A slow-moving system will dump three to six inches of rain on the lower Missouri Valley over the next three to four days, creating a dangerous flooding threat.
Some rivers in the area are high or near flood stage, and the ground is already saturated in many places, making the situation especially concerning.
The system will move from Oklahoma through Arkansas, Missouri, Kentucky, and Tennessee over the next several days, dumping torrential rains along the way. Urban flooding, stream flooding, and river flooding are expected.
Memphis and Nashville in Tennessee, Louisville, Kentucky, and Springfield, Missouri, will see localized downpours on top of an already saturated ground, causing much of it to run off. People living near small streams and rivers will be at greatest risk.
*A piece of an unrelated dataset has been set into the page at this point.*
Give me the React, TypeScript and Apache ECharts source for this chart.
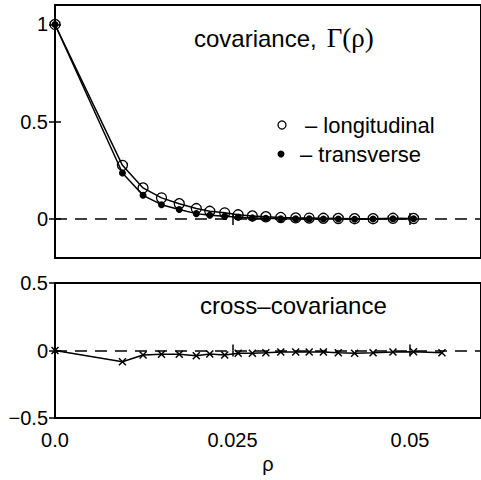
import React, { useEffect, useRef } from "react";
import * as echarts from "echarts";

const rho = [0, 0.0095, 0.0124, 0.015, 0.0175, 0.0199, 0.0218, 0.0239, 0.0258, 0.0278, 0.0297, 0.0318, 0.0339, 0.0358, 0.0378, 0.0399, 0.0422, 0.0448, 0.0476, 0.0505];
const longitudinal = [1, 0.276, 0.16, 0.109, 0.079, 0.054, 0.04, 0.032, 0.022, 0.016, 0.012, 0.008, 0.006, 0.005, 0.004, 0.003, 0.002, 0.002, 0.004, 0.003];
const transverse = [1, 0.237, 0.122, 0.074, 0.049, 0.028, 0.02, 0.014, 0.01, 0.006, 0.004, 0.002, 0.001, 0.001, 0.0, 0.0, -0.001, 0.0, 0.002, 0.002];
const rhoCross = [0, 0.0095, 0.0124, 0.015, 0.0175, 0.0199, 0.0218, 0.0239, 0.0258, 0.0278, 0.0297, 0.0318, 0.0339, 0.0358, 0.0378, 0.0399, 0.0422, 0.0448, 0.0476, 0.0505, 0.0545];
const crossCov = [0, -0.083, -0.033, -0.028, -0.028, -0.039, -0.026, -0.033, -0.02, -0.02, -0.016, -0.011, -0.011, -0.011, -0.011, -0.016, -0.02, -0.016, -0.011, -0.009, -0.016];
const xTicks = [0, 0.025, 0.05];
const xTickLabels = ["0.0", "0.025", "0.05"];
const yTicksTop = [0, 0.5, 1];
const yTicksBottom = [-0.5, 0, 0.5];

const SANS = "Liberation Sans, Arial, Helvetica, sans-serif";
const SERIF = "Liberation Serif, Times New Roman, serif";

export default function App() {
  const ref = useRef<HTMLDivElement>(null);
  useEffect(() => {
    if (!ref.current) return;
    const chart = echarts.init(ref.current, null, { renderer: "svg" });
    const tick = { show: true, inside: true, length: 6, lineStyle: { color: "#000", width: 1.5 } };
    const xBase = (gridIndex: number, position: "top" | "bottom", labels: boolean) => ({
      type: "value",
      gridIndex,
      position,
      min: 0,
      max: 0.06,
      interval: 0.025,
      axisLine: { show: false },
      splitLine: { show: false },
      axisTick: { ...tick, customValues: xTicks },
      axisLabel: {
        show: labels,
        customValues: xTicks,
        margin: 12,
        fontSize: 20,
        fontFamily: SANS,
        color: "#000",
        formatter: (v: number) => {
          const i = xTicks.findIndex((t) => Math.abs(t - v) < 1e-9);
          return i >= 0 ? xTickLabels[i] : "";
        },
      },
    });
    const yBase = (gridIndex: number, position: "left" | "right", labels: boolean, min: number, max: number, ticks: number[]) => ({
      type: "value",
      gridIndex,
      position,
      min,
      max,
      axisLine: { show: false },
      splitLine: { show: false },
      axisTick: { ...tick, customValues: ticks },
      axisLabel: {
        show: labels,
        customValues: ticks,
        margin: 7,
        fontSize: 20,
        fontFamily: SANS,
        color: "#000",
        formatter: (v: number) => (v < 0 ? "\u2212" + Math.abs(v) : String(v)),
      },
    });
    const zeroLine = {
      silent: true,
      symbol: ["none", "none"],
      label: { show: false },
      lineStyle: { color: "#000", width: 1.5, type: [12, 8] },
      data: [{ yAxis: 0 }],
    };
    const xAxisBottom: any = xBase(1, "bottom", true);
    xAxisBottom.name = "\u03c1";
    xAxisBottom.nameLocation = "middle";
    xAxisBottom.nameGap = 36;
    xAxisBottom.nameTextStyle = { fontSize: 20, fontFamily: SANS, color: "#000" };

    chart.setOption({
      animation: false,
      backgroundColor: "#fff",
      grid: [
        { left: 55, top: 5, width: 431, height: 253, show: true, borderColor: "#000", borderWidth: 2, backgroundColor: "transparent" },
        { left: 55, top: 283, width: 431, height: 135, show: true, borderColor: "#000", borderWidth: 2, backgroundColor: "transparent" },
      ],
      xAxis: [xBase(0, "bottom", false), xBase(0, "top", false), xAxisBottom, xBase(1, "top", false)],
      yAxis: [
        yBase(0, "left", true, -0.2, 1.1, yTicksTop),
        yBase(0, "right", false, -0.2, 1.1, yTicksTop),
        yBase(1, "left", true, -0.5, 0.5, yTicksBottom),
        yBase(1, "right", false, -0.5, 0.5, yTicksBottom),
      ],
      series: [
        {
          type: "line",
          xAxisIndex: 0,
          yAxisIndex: 0,
          data: rho.map((x, i) => [x, longitudinal[i]]),
          symbol: "circle",
          symbolSize: 10,
          showAllSymbol: true,
          lineStyle: { color: "#000", width: 1.5 },
          itemStyle: { color: "rgba(0,0,0,0)", borderColor: "#000", borderWidth: 1.3 },
          markLine: zeroLine,
          z: 3,
        },
        {
          type: "line",
          xAxisIndex: 0,
          yAxisIndex: 0,
          data: rho.map((x, i) => [x, transverse[i]]),
          symbol: "circle",
          symbolSize: 7,
          showAllSymbol: true,
          lineStyle: { color: "#000", width: 1.5 },
          itemStyle: { color: "#000" },
          z: 4,
        },
        {
          type: "line",
          xAxisIndex: 2,
          yAxisIndex: 2,
          data: rhoCross.map((x, i) => [x, crossCov[i]]),
          symbol: "path://M0,0L10,10M0,10L10,0",
          symbolSize: 7,
          showAllSymbol: true,
          lineStyle: { color: "#000", width: 1.5 },
          itemStyle: { color: "rgba(0,0,0,0)", borderColor: "#000", borderWidth: 1.5 },
          markLine: zeroLine,
          z: 3,
        },
      ],
      graphic: [
        {
          type: "text",
          x: 194,
          y: 38,
          style: {
            text: "{a|covariance,}   {b|\u0393(\u03c1)}",
            verticalAlign: "middle",
            rich: {
              a: { fontFamily: SANS, fontSize: 24, fill: "#000" },
              b: { fontFamily: SERIF, fontSize: 27, fill: "#000" },
            },
          },
        },
        { type: "circle", shape: { cx: 282, cy: 125, r: 4 }, style: { fill: "none", stroke: "#000", lineWidth: 1.3 } },
        { type: "text", x: 305, y: 125, style: { text: "\u2013 longitudinal", fontFamily: SANS, fontSize: 22, fill: "#000", verticalAlign: "middle" } },
        { type: "circle", shape: { cx: 281, cy: 154, r: 3.5 }, style: { fill: "#000" } },
        { type: "text", x: 300, y: 154, style: { text: "\u2013 transverse", fontFamily: SANS, fontSize: 22, fill: "#000", verticalAlign: "middle" } },
        { type: "text", x: 200, y: 305, style: { text: "cross\u2013covariance", fontFamily: SANS, fontSize: 24, fill: "#000", verticalAlign: "middle" } },
      ],
    });
    return () => chart.dispose();
  }, []);
  return <div ref={ref} style={{ position: "fixed", left: 0, top: 0, width: 481, height: 480, background: "#fff" }} />;
}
“It’s going to rain for days,” CNN Meteorologist Chad Myers said. “These storms are going to be popping up in the same spots that we had rain yesterday and the day before, and the day before, and that’s the real threat. The ground is really saturated.”
The National Weather Service has issued flash flood watches for parts of southern Illinois, southern Missouri, and western Kentucky as of Thursday. More are expected to be issued as the system moves east.
Tributaries near Memphis are already near flood stage, and localized heavy rain and low terrain will put the city and surrounding regions at a high risk for dangerous flooding. The Memphis area could see as much as 10 inches of localized rainfall, according to Myers. Evansville and Louisville, Kentucky, are also at a high risk due to nearby tributaries.
“There are many rivers that feed into the Ohio River and go right through these towns,” Myers said. “And they could come up very rapidly.”
More heavy rain may be on the way for Florida and parts of the East Coast from Tropical Storm Isaias, which is expected to impact the region this weekend.